Before you turn that music down, listen up to this news. Have you ever wondered why so many of us can’t get enough of our music? Why has music been around since prehistoric times? If you have ever asked these questions, the following may help shed some light on this topic.
Music has been found to influence our moods and perspectives. Countless studies have found that the emotions conveyed by instrumental music, singers, and even musicians can be transferred to the listener and become a part of their own emotions. You and many other people have already experienced this transference of emotion before this effect of music had been established. For example, when going for a run or when about to start a work out people tend to choose music with upbeat tempos and energetic tones. In the same manner, when attempting to fall asleep, people choose to listen to soft, relaxing music. Music is used clinically to treat people in pain, or treat people with psychological problems (called music therapy). Recently, music has been found to significantly reduce anxiety in cancer patients.

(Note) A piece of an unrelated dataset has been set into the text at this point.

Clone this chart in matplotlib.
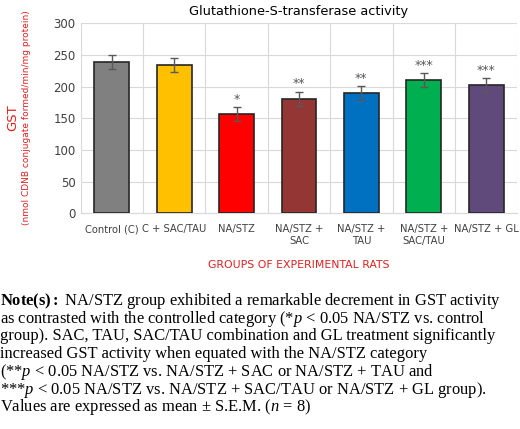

If you have ever been annoyed with your teen’s choice of music, this interesting piece of information may pacify you. Music has been found to affect the brain and to produce a natural “high” similar to that of sex and illicit drugs. The high created by music can be credited towards the dopamine released in the brain. Researchers found this high to be most intense and pleasurable when the individual is listening to his or her preferred type of music, whether it be rock, pop, punk, country, or hip hop. Teens can be moody even with their music, so why not let them be happy, especially when the source of their happiness is from something as healthy as music?
Studies have found that children and teens who are regularly involved in music performance and music appreciation classes tend to do better academically, especially in math. Researchers have studied data provided by the US Department of Education in which they discovered that students who consistently practiced and studied music since middle and high school are more adept in twelfth grade mathematics when compared to their non-musical peers. These students were also found to score higher in SATs significantly. Music lessons have also been found to increase the self-esteem of both children and teens, as they tend to gain confidence when mastering new skills.
Music can also influence the manner in which your brain functions, and its shape. Learning to play music can enhance intelligence, improve concentration and also increase the size of grey matter in the right auditory cortex. Listening to music has been found to lower blood pressure and improve your heart rate as well.